ECB’s Lane: Don’t See Economic Weakening that Would Warrant Accelerated Pace of Easing

13 January 2025

ECB’s Lane: Don’t See Economic Weakening that Would Warrant Accelerated Pace of Easing
Philip Lane, chief economist of the European Central Bank, at the 7th ECB Conference on Monetary Policy in Frankfurt on October 7, 2024. Photo by ECB.

By David Barwick – FRANKFURT (Econostream) – European Central Bank Executive Board member Philip Lane on Monday said that ECB monetary policy should continue to ease but at a gradual pace, as services inflation still had to decline and the degree of economic deterioration that would warrant a faster pace was not expected.

In an interview with Austrian daily Der Standard, Lane said that the weakness of energy prices that had brought about lower headline inflation was ‘not going to continue’, and that for the ECB to achieve its target sustainably, ‘there would need to be a further decline in services inflation from around 4% today.’

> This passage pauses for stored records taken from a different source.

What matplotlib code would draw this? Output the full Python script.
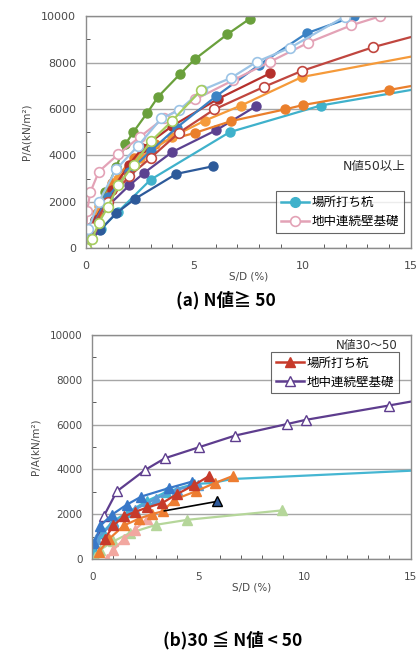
import matplotlib

matplotlib.use("Agg")
import matplotlib.pyplot as plt
from matplotlib.lines import Line2D
from matplotlib.ticker import MultipleLocator

plt.rcParams["font.family"] = ["DejaVu Sans", "Noto Sans CJK JP"]

# ---- (a) N >= 50, circle markers ----
green_x = [0, 0.4, 0.9, 1.4, 1.82, 2.19, 2.84, 3.34, 4.33, 5.02, 6.53, 7.58]
green_y = [0, 1200, 2400, 3500, 4470, 5000, 5840, 6530, 7490, 8140, 9220, 9900]
teal_x = [0, 0.3, 0.71, 1.47, 2.99, 6.64, 10.85, 15.2]
teal_y = [0, 400, 835, 1550, 2950, 5000, 6150, 6850]
navy_x = [0, 0.15, 0.67, 1.4, 2.28, 4.18, 5.88]
navy_y = [0, 360, 790, 1500, 2130, 3200, 3530]
purple_x = [0, 0.3, 1.0, 2.0, 2.7, 3.98, 6.03, 7.86]
purple_y = [0, 700, 1800, 2700, 3250, 4140, 5090, 6120]
orange1_x = [0, 0.5, 1.2, 2.2, 3.2, 5.04, 6.72, 9.18, 10.03, 14.0, 15.2]
orange1_y = [0, 1500, 2800, 3900, 4500, 4970, 5480, 5980, 6170, 6820, 7020]
orange2_x = [0, 0.6, 1.5, 2.5, 4.0, 5.5, 7.17, 9.98, 15.2]
orange2_y = [0, 1800, 3000, 3900, 4800, 5500, 6150, 7380, 8290]
red1_x = [0, 0.4, 1.2, 2.0, 2.61, 3.98, 6.11, 8.51]
red1_y = [0, 1200, 2500, 3600, 4320, 5260, 6440, 7540]
red2_x = [0, 0.3, 1.0, 2.0, 3.0, 4.29, 5.93, 8.24, 9.97, 13.28, 15.2]
red2_y = [0, 900, 2000, 3100, 3900, 4970, 5980, 6960, 7640, 8670, 9150]
pink_x = [0, 0.06, 0.2, 0.6, 1.5, 2.5, 3.6, 5.05, 6.78, 8.51, 10.27, 12.26, 13.6]
pink_y = [0, 1600, 2400, 3300, 4050, 4800, 5600, 6410, 7230, 8040, 8860, 9610, 10000]
lblue_x = [0, 0.1, 0.6, 1.4, 2.4, 3.48, 4.29, 5.38, 6.72, 7.9, 9.45, 11.96]
lblue_y = [0, 800, 2000, 3400, 4400, 5590, 5940, 6820, 7350, 8040, 8650, 9990]
steel_x = [0, 0.3, 1.0, 2.0, 3.0, 4.2, 6.03, 8.0, 10.2, 12.4]
steel_y = [0, 900, 2200, 3300, 4200, 5200, 6560, 7900, 9270, 10000]
lgreen_x = [0, 0.3, 0.6, 1.0, 1.5, 2.2, 3.0, 4.0, 5.3]
lgreen_y = [0, 400, 1100, 1750, 2700, 3600, 4600, 5500, 6800]

# ---- (b) 30 <= N < 50, triangle markers ----
b_purple_x = [0.08, 0.31, 0.54, 1.16, 2.5, 3.43, 5.03, 6.73, 9.2, 10.05, 13.96, 15.2]
b_purple_y = [0, 940, 1900, 3020, 3980, 4500, 4990, 5510, 6030, 6210, 6850, 7060]
b_cyan_x = [0.1, 0.5, 1.0, 1.7, 2.6, 3.5, 4.8, 5.64, 6.57, 15.2]
b_cyan_y = [300, 1200, 1700, 2100, 2600, 3000, 3350, 3390, 3570, 3950]
b_blue_x = [0.1, 0.39, 0.93, 1.62, 2.32, 3.63, 4.72]
b_blue_y = [700, 1490, 1980, 2420, 2790, 3170, 3460]
b_steel_x = [0.2, 1.0, 2.0, 3.0, 4.0, 5.0]
b_steel_y = [900, 1600, 2200, 2700, 3100, 3300]
b_red_x = [0.6, 1.0, 1.5, 2.0, 2.6, 3.3, 4.0, 4.8, 5.52]
b_red_y = [900, 1500, 1900, 2100, 2300, 2500, 2900, 3300, 3715]
b_orange_x = [0.3, 0.8, 1.5, 2.2, 2.8, 3.32, 3.87, 4.87, 5.8, 6.65]
b_orange_y = [300, 900, 1500, 1800, 2000, 2130, 2650, 3020, 3400, 3715]
b_black_x = [3.4, 5.88]
b_black_y = [2150, 2570]
b_lgreen_x = [0.15, 0.39, 1.0, 1.78, 3.02, 4.48, 8.94]
b_lgreen_y = [90, 420, 790, 1160, 1530, 1750, 2170]
b_salmon_x = [0.7, 1.0, 1.5, 2.0, 2.6]
b_salmon_y = [0, 400, 900, 1300, 1800]

TICK_COLOR = "#4a4a4a"
GRID_COLOR = "#a6a6a6"


def style_axes(ax, labelsize):
    ax.set_xlim(0, 15)
    ax.set_ylim(0, 10000)
    ax.xaxis.set_major_locator(MultipleLocator(5))
    ax.xaxis.set_minor_locator(MultipleLocator(1))
    ax.yaxis.set_major_locator(MultipleLocator(2000))
    ax.yaxis.set_minor_locator(MultipleLocator(1000))
    ax.tick_params(which="major", length=0, labelsize=labelsize, labelcolor=TICK_COLOR)
    ax.tick_params(axis="x", which="major", pad=9)
    ax.tick_params(axis="y", which="major", pad=7)
    ax.tick_params(which="minor", direction="in", length=3, color="#404040")
    ax.grid(True, axis="y", which="major", color=GRID_COLOR, linewidth=1.0)
    ax.set_axisbelow(True)
    for sp in ax.spines.values():
        sp.set_color("#8c8c8c")
        sp.set_linewidth(1.0)
    ax.set_xlabel("S/D (%)", fontsize=7.5, color=TICK_COLOR, labelpad=1)
    ax.set_ylabel("P/A(kN/m²)", fontsize=7.5, color=TICK_COLOR, labelpad=7)


fig = plt.figure(figsize=(4.19, 6.51), dpi=100)
ax1 = fig.add_axes([0.205, 0.619, 0.775, 0.356])
ax2 = fig.add_axes([0.22, 0.1413, 0.76, 0.3441])

# panel (a)
filled = [
    (green_x, green_y, "#6aa03c"),
    (teal_x, teal_y, "#3fb1cb"),
    (navy_x, navy_y, "#2d5a9a"),
    (purple_x, purple_y, "#5b4190"),
    (orange1_x, orange1_y, "#ea7f2c"),
    (orange2_x, orange2_y, "#f59a3a"),
    (red1_x, red1_y, "#b5302c"),
    (steel_x, steel_y, "#3b82c4"),
]
for xs, ys, c in filled:
    ax1.plot(xs, ys, color=c, lw=1.6, marker="o", ms=6.5, mfc=c, mec=c,
             markevery=list(range(1, len(xs) - (1 if xs[-1] > 15 else 0))))
hollow = [
    (red2_x, red2_y, "#c0463f"),
    (pink_x, pink_y, "#e3a2b6"),
    (lblue_x, lblue_y, "#9cc4e6"),
    (lgreen_x, lgreen_y, "#a6cc5e"),
]
for xs, ys, c in hollow:
    ax1.plot(xs, ys, color=c, lw=1.6, marker="o", ms=7, mfc="white", mec=c,
             mew=1.2, markevery=list(range(len(xs) - (1 if xs[-1] > 15 else 0))))
style_axes(ax1, 8)

h1 = [Line2D([], [], color="#3fb1cb", lw=1.8, marker="o", ms=7, mfc="#3fb1cb"),
      Line2D([], [], color="#e3a2b6", lw=1.8, marker="o", ms=7, mfc="white", mew=1.2)]
leg1 = ax1.legend(h1, ["場所打ち杭", "地中連続壁基礎"], loc="lower right",
                  bbox_to_anchor=(0.98, 0.065), fontsize=9, frameon=True, fancybox=False,
                  edgecolor="#404040", handlelength=2.2, handletextpad=0.25,
                  borderpad=0.4, labelspacing=0.45, borderaxespad=0)
leg1.get_frame().set_linewidth(0.8)
ax1.text(0.985, 0.325, "N値50以上", transform=ax1.transAxes, ha="right", va="bottom",
         fontsize=9, color="#303030")

# panel (b)
b_series = [
    (b_purple_x, b_purple_y, "#5e3d8e", "white", 11),
    (b_cyan_x, b_cyan_y, "#45b6d2", "#45b6d2", 7),
    (b_lgreen_x, b_lgreen_y, "#b5d69a", "#b5d69a", 7),
    (b_salmon_x, b_salmon_y, "#f2a7a0", "#f2a7a0", 5),
    (b_steel_x, b_steel_y, "#5b9bd5", "#5b9bd5", 6),
    (b_blue_x, b_blue_y, "#3878c8", "#3878c8", 7),
    (b_orange_x, b_orange_y, "#ed7d31", "#ed7d31", 10),
    (b_red_x, b_red_y, "#c73a2a", "#c73a2a", 9),
]
for xs, ys, c, fc, n in b_series:
    ax2.plot(xs, ys, color=c, lw=1.6, marker="^", ms=7, mfc=fc, mec=c,
             mew=1.0, markevery=list(range(n)))
ax2.plot(b_black_x, b_black_y, color="black", lw=1.2, marker="^", ms=7.5,
         mfc="#2e5a9c", mec="black", markevery=[1])
style_axes(ax2, 7.5)

h2 = [Line2D([], [], color="#c73a2a", lw=1.8, marker="^", ms=7, mfc="#c73a2a"),
      Line2D([], [], color="#5e3d8e", lw=1.8, marker="^", ms=7, mfc="white")]
leg2 = ax2.legend(h2, ["場所打ち杭", "地中連続壁基礎"], loc="upper right",
                  bbox_to_anchor=(0.965, 0.925), fontsize=9, frameon=True, fancybox=False,
                  edgecolor="#404040", handlelength=2.2, handletextpad=0.25,
                  borderpad=0.4, labelspacing=0.45, borderaxespad=0)
leg2.get_frame().set_linewidth(0.8)
ax2.text(0.96, 0.925, "N値30～50", transform=ax2.transAxes, ha="right", va="bottom",
         fontsize=8.5, color="#303030")

fig.text(0.54, 0.539, "(a) N値≧ 50", ha="center", va="center", fontsize=12.5,
         fontweight="bold", family=["Noto Sans CJK JP"])
fig.text(0.555, 0.017, "(b)30 ≦ N値 < 50", ha="center", va="center", fontsize=12.5,
         fontweight="bold", family=["Noto Sans CJK JP"])

fig.savefig("out.png", dpi=100)
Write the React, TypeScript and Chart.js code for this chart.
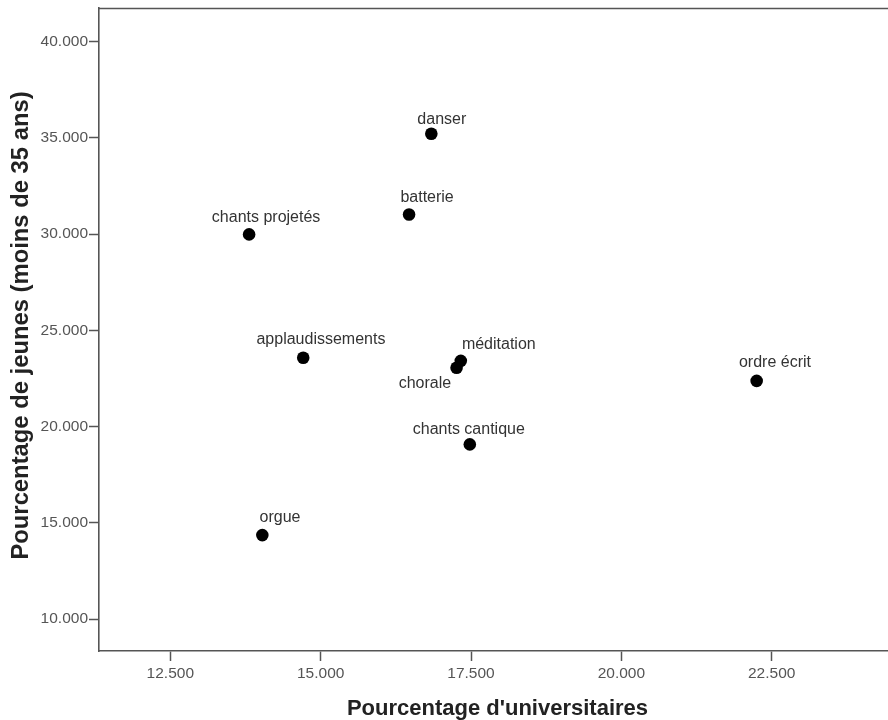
import React, { useEffect, useRef } from "react";
import { Chart, registerables } from "chart.js";

Chart.register(...registerables);

// ---- data ----
const activities = [
  "danser",
  "batterie",
  "chants projetés",
  "applaudissements",
  "méditation",
  "chorale",
  "ordre écrit",
  "chants cantique",
  "orgue",
];
const pctUniversitaires = [16.84, 16.47, 13.81, 14.71, 17.33, 17.26, 22.25, 17.48, 14.03];
const pctJeunes = [35.21, 31.01, 29.98, 23.57, 23.41, 23.05, 22.37, 19.07, 14.36];
const xTicks = [12.5, 15, 17.5, 20, 22.5];
const yTicks = [10, 15, 20, 25, 30, 35, 40];
const xTitle = "Pourcentage d'universitaires";
const yTitle = "Pourcentage de jeunes (moins de 35 ans)";

// label placement relative to its point (pixels): [text-centre dx, baseline dy]
const labelOffsets = [
  [10.5, -10],
  [18, -13],
  [17, -12],
  [17.7, -13.4],
  [38, -11.4],
  [-31.7, 20.6],
  [18.3, -14],
  [-1, -10.3],
  [17.7, -13.3],
];

const FONT = '"Liberation Sans", Arial, sans-serif';

const annotate = {
  id: "annotate",
  afterDraw(chart: any) {
    const { ctx, chartArea } = chart;
    ctx.save();
    // top frame line
    ctx.strokeStyle = "#555";
    ctx.lineWidth = 1.6;
    ctx.beginPath();
    ctx.moveTo(chartArea.left, chartArea.top + 0.5);
    ctx.lineTo(chartArea.right, chartArea.top + 0.5);
    ctx.stroke();

    // point labels
    ctx.font = `16px ${FONT}`;
    ctx.fillStyle = "#333";
    ctx.textAlign = "center";
    ctx.textBaseline = "alphabetic";
    const meta = chart.getDatasetMeta(0);
    meta.data.forEach((el: any, i: number) => {
      ctx.fillText(activities[i], el.x + labelOffsets[i][0], el.y + labelOffsets[i][1]);
    });

    // axis titles
    ctx.font = `bold 22px ${FONT}`;
    ctx.fillStyle = "#222";
    ctx.textAlign = "center";
    ctx.textBaseline = "alphabetic";
    ctx.fillText(xTitle, (chartArea.left + chartArea.right) / 2 + 4, chart.height - 5);

    ctx.font = `bold 23.8px ${FONT}`;
    ctx.translate(21, (chartArea.top + chartArea.bottom) / 2 - 4);
    ctx.rotate(-Math.PI / 2);
    ctx.textBaseline = "middle";
    ctx.fillText(yTitle, 0, 0);
    ctx.restore();
  },
};

export default function App() {
  const canvasRef = useRef<HTMLCanvasElement | null>(null);

  useEffect(() => {
    document.body.style.margin = "0";
    const canvas = canvasRef.current;
    if (!canvas) return;
    const chart = new Chart(canvas, {
      type: "scatter",
      data: {
        datasets: [
          {
            data: pctUniversitaires.map((x, i) => ({ x, y: pctJeunes[i] })),
            backgroundColor: "#000",
            borderColor: "#000",
            borderWidth: 0,
            pointRadius: 6.3,
            pointHoverRadius: 6.3,
          },
        ],
      },
      options: {
        animation: false,
        responsive: false,
        devicePixelRatio: 1,
        layout: { autoPadding: false, padding: { top: 8, right: 0, bottom: 0, left: 0 } },
        plugins: { legend: { display: false }, tooltip: { enabled: false } },
        scales: {
          x: {
            type: "linear",
            min: 11.314,
            max: 24.434,
            afterBuildTicks: (scale: any) => {
              scale.ticks = xTicks.map((v) => ({ value: v }));
            },
            afterFit: (scale: any) => {
              scale.height = 69;
              scale.paddingLeft = 0;
              scale.paddingRight = 0;
            },
            ticks: {
              callback: (v: any) => Number(v).toFixed(3),
              font: { family: FONT, size: 15.5 },
              color: "#555",
              padding: 3,
              maxRotation: 0,
              autoSkip: false,
            },
            grid: {
              display: true,
              drawOnChartArea: false,
              drawTicks: true,
              tickLength: 10,
              tickColor: "#555",
              tickWidth: 1.5,
            },
            border: { display: true, color: "#555", width: 1.6 },
          },
          y: {
            type: "linear",
            min: 8.339,
            max: 41.74,
            afterBuildTicks: (scale: any) => {
              scale.ticks = yTicks.map((v) => ({ value: v }));
            },
            afterFit: (scale: any) => {
              scale.width = 99;
              scale.paddingTop = 0;
              scale.paddingBottom = 0;
            },
            ticks: {
              callback: (v: any) => Number(v).toFixed(3),
              font: { family: FONT, size: 15.5 },
              color: "#555",
              padding: 1,
              autoSkip: false,
            },
            grid: {
              display: true,
              drawOnChartArea: false,
              drawTicks: true,
              tickLength: 10,
              tickColor: "#555",
              tickWidth: 1.5,
            },
            border: { display: true, color: "#555", width: 1.6 },
          },
        },
      },
      plugins: [annotate],
    });
    return () => chart.destroy();
  }, []);

  return (
    <div style={{ width: 888, height: 720, position: "relative" }}>
      <canvas ref={canvasRef} width={888} height={720} />
    </div>
  );
}
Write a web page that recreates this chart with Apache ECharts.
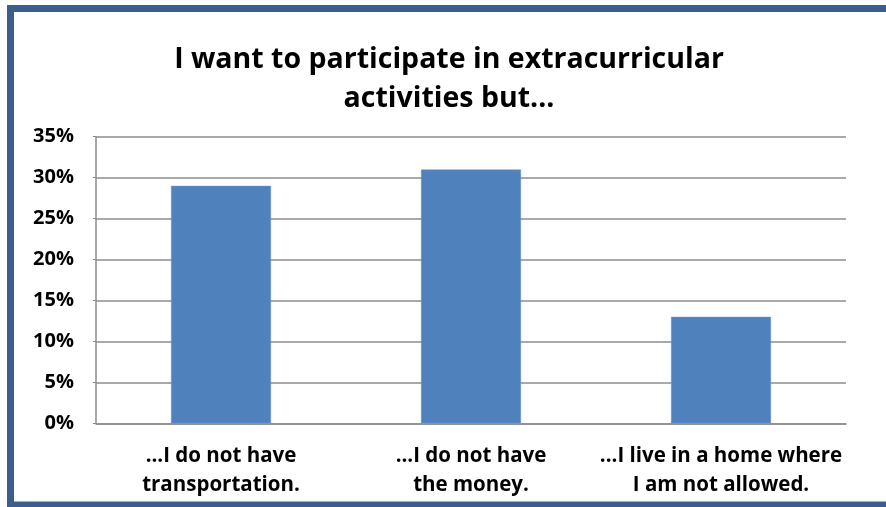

In this context, rates had to go along a ‘middle path’, he said. ‘If interest rates fall too quickly, it will be difficult to bring services inflation under control. But we also don’t want rates to remain too high for too long, because that would weaken the inflation momentum in such a way that the disinflation process would not stop at 2% but inflation could materially fall below target.’

The direction was ‘clear’, he said, but the ECB needed to find ‘the middle path of being neither too aggressive nor too cautious in our actions.’

Lane declined to estimate where the terminal rate could be, as this would limit the ECB’s freedom to act, he said. Still, he struck an optimistic tone on inflation, predicting ‘significantly lower’ wage growth this year.

‘But we also need to make sure that the economy does not grow too slowly, because then we face a new problem, which is that inflation might stabilise below the target’, he said.

The suggestion that the ECB could be behind the curve met with rejection from Lane, who nonetheless assured that monetary authorities ‘don’t want to do any unnecessary damage to the economy’, also given the importance of growth for inflation.

The economic situation was not entirely negative, he said, citing labour market resilience and reiterating the expectation of a ‘moderate recovery’.

‘We do not see the kind of recessionary risk that would call for a dramatic acceleration in monetary easing’, he said.